[Source code of charts]
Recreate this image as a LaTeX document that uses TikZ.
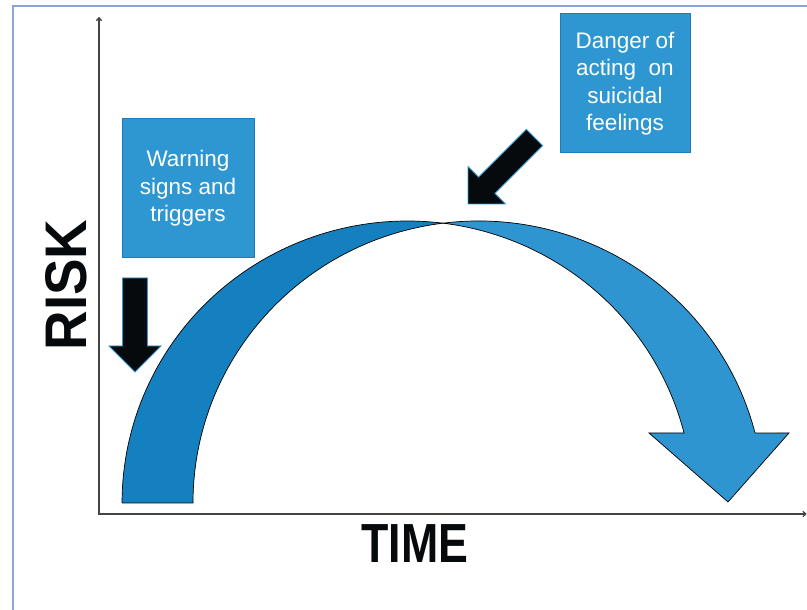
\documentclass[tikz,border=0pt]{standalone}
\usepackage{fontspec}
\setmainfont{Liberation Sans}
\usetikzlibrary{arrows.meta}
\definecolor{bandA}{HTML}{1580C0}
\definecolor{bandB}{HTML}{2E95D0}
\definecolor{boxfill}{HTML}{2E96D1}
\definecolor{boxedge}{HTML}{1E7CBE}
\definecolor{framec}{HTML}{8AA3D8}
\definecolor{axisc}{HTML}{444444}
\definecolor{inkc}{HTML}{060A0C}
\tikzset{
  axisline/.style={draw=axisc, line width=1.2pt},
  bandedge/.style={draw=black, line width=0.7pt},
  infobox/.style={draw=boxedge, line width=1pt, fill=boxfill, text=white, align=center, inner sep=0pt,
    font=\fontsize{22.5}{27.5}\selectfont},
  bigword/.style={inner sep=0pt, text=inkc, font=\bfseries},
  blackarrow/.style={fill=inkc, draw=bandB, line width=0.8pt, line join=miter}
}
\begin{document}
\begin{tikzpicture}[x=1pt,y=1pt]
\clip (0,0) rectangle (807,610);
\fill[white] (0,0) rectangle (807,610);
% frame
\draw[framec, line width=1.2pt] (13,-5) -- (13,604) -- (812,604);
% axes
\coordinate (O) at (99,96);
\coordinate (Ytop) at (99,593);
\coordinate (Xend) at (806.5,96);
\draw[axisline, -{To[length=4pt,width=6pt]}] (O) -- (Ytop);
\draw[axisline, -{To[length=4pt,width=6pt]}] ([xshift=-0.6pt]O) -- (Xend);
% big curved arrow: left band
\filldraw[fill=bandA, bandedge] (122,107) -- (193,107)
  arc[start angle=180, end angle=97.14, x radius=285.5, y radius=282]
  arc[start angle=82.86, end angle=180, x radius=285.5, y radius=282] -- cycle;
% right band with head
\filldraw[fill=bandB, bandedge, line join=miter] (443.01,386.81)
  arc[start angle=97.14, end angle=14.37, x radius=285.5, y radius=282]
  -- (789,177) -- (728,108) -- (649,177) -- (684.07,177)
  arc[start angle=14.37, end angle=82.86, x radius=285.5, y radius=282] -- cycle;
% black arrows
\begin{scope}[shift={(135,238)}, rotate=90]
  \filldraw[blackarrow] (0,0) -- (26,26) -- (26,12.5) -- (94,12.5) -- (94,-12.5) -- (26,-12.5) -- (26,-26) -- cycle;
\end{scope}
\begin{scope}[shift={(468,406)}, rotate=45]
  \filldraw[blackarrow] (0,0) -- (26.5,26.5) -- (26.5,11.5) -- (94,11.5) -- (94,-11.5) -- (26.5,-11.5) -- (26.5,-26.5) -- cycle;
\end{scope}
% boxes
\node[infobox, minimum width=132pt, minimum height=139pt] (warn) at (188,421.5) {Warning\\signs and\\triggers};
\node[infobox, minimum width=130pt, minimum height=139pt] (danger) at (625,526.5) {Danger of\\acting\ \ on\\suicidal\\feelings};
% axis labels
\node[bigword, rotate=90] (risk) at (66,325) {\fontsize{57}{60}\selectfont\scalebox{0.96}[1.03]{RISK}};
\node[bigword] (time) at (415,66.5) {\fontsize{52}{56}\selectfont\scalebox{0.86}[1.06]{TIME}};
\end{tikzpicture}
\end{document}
* * *
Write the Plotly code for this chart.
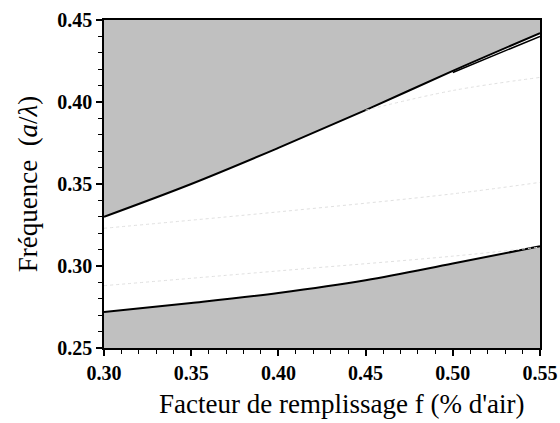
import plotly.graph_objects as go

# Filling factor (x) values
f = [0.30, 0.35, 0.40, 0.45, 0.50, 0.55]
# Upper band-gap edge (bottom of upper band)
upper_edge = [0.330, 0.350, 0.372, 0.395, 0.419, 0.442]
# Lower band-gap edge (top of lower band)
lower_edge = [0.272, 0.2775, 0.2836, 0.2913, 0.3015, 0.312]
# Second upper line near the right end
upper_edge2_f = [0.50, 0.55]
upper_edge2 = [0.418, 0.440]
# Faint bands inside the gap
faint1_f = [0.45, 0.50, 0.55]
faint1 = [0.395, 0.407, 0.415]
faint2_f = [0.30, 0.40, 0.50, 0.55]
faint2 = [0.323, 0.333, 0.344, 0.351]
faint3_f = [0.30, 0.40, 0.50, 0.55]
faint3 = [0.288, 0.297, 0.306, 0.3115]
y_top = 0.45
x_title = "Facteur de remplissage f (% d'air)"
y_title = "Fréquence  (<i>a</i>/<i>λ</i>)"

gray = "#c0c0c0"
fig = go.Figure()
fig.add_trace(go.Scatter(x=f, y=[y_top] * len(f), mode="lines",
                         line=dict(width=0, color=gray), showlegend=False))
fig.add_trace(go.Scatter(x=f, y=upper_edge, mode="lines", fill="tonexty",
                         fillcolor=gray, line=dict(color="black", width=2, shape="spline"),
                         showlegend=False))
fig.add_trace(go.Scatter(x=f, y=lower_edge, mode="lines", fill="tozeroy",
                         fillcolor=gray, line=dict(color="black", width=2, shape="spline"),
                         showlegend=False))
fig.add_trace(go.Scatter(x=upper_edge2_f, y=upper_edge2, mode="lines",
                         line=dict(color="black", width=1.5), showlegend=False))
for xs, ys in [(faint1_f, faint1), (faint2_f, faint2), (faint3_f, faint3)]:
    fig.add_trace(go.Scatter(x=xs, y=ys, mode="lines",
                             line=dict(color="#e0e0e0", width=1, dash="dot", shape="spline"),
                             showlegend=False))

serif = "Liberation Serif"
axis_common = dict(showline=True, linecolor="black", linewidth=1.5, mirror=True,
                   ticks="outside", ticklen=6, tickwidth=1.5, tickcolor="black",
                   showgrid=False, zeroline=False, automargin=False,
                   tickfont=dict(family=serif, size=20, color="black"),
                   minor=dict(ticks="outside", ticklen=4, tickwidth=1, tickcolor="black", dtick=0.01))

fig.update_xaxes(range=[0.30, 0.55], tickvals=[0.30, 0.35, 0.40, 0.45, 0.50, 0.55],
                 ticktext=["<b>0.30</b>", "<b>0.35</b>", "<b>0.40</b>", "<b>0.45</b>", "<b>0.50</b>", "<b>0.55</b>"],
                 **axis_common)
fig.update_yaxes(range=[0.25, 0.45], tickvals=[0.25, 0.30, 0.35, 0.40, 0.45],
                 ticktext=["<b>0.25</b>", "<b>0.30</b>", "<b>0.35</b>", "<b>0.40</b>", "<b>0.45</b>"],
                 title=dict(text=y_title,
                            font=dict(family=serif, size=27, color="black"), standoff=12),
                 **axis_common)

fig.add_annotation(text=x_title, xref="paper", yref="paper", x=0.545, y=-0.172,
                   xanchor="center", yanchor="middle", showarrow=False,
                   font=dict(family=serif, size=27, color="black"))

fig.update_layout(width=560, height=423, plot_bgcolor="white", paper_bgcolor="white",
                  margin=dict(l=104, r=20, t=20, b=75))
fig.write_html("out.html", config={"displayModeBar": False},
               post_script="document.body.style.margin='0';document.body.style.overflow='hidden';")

▶ [Your objective] Word for word, repeat the lines above from the one with "Write the Plotly code for this chart." through the one with "import plotly.graph_objects as go", and nothing beyond them. Omit the pictures.

▶ [Response to the exercise]
Write the Plotly code for this chart.
import plotly.graph_objects as go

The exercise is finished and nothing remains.